Actually Wilson was not a complete non-entity in that his grandfather, Danny Davis, is one of those perpetual congressmen who represents the Illinois 7th district, covering portions of west and south Chicago. He has all the prerequisites to be a fully qualified progressive: he’s a member of the Black Congressional Caucus, the Progressive Caucus, and the Democratic Socialists of America. There is not a progressive cause he does not support: unlimited abortion, gun control, green energy, higher taxes, open borders, etc. He has earned a 95.13 lifetime progressive grade by one of those political scorecard groups (Paul Ryan, who is not robustly conservative, earns a 4.64).

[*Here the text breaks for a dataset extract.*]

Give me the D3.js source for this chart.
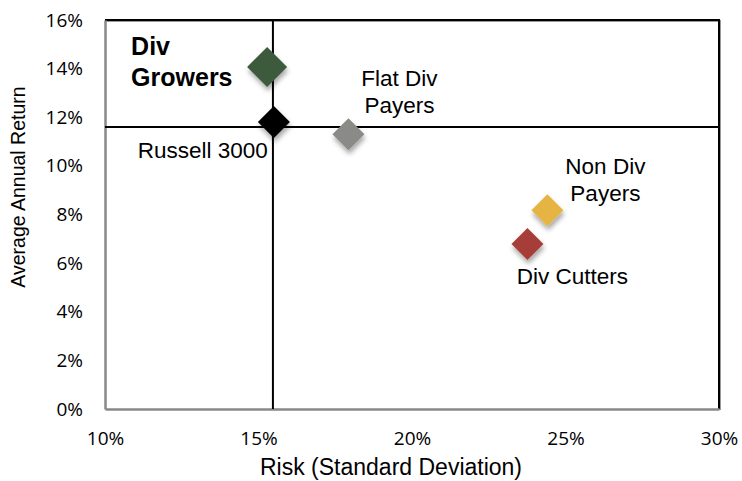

Needless to say, Rep. Davis found opportunity in tragedy to offer social justice platitudes and to urge more government intervention- increased gun control, more “investment” in poor areas, and the like. Progressivism is similar to the creepy guy who truly believes if he shows up just once more at his beloved’s workplace with a dozen roses or leaves even another romantic sonnet on her windshield she’ll finally realize they are meant to be together. For Danny Davis and his fellow travelers, if the last incarnation of a “jobs program” didn’t do the trick surely the next one will. If the quarter million black children aborted every year in the US hasn’t given the desired resolution to social problems then perhaps half a million will. Since feeding $14,000 a year per student into the Chicago public school bureaucracy seemingly hasn’t worked then try $16,000. How about more pay and benefits to public sector employees? Endless outrage, attribution of violent behaviors to other entities (animate and inanimate), perpetual victim hood, and dependency on government programs have never really achieved the oft-promised goals, so obviously the answer is we haven’t tried these approaches enough, there can be no other possible conclusion.

It’s a fair bet that the killers of Javon Wilson, whose own young lives are pretty much destroyed, didn’t regularly attend a church-synagogue-mosque with mom and dad where the message was don’t covet, don’t steal, don’t murder, turn the other cheek, love your neighbor and all those other Biblical admonitions (I suspect there are houses of worship in Chicago that offer a more culturally tailored message, so to speak, such as the church Barack Obama was caught attending and had to denounce for political reasons). I’m no Christian but it’s difficult to believe the Christian exhortations of Martin Luther King, for example, are best set aside for the relativistic message of Danny Davis and his fellow progressives, the idea that right and wrong are fluid and just seem to appear out of nowhere, like the celebrity of Lena Dunham.  Woe to those who don’t equate moral good with sensual and emotional pleasure and celebrate whatever social justice mores spontaneously generate and are trending now on Yahoo!

As a closing aside, I can’t help but think of the perpetual political corruption of New York State when considering Rep. Danny Davis. In the 25-some years I lived in NY there was never-ending fraud and sleaze in Albany that seemed to be exposed every five years or so. The response was always predictable: demands for an ethics commission to study the situation, new ethics laws proposed and occasionally passed, a few prison sentences handed down, then everything forgotten until the next time. It never seemed to occur to anyone that the lack of laws wasn’t the underlying problem, but rather somehow the good citizens (or perhaps non-citizens) of NY voted people into office who somehow failed to learn that stealing, embezzlement, cronyism and similar activities are wrong. Rep. Danny Davis’ lament that teenagers with murderous intent shouldn’t have access to pistols is not controversial, but sadly he fails to see that Dijae T. Banks and Tariq M. Harris didn’t kill Javon Wilson because there aren’t enough laws but because somehow they were taught in his congressional district in Chicago that a pair of basketball shoes has more value than a life, or at least a black life. To actually consider the real reasons for this doesn’t fulfill the requirements of the progressive narrative, hence the body count of murdered young black men will continue to rise.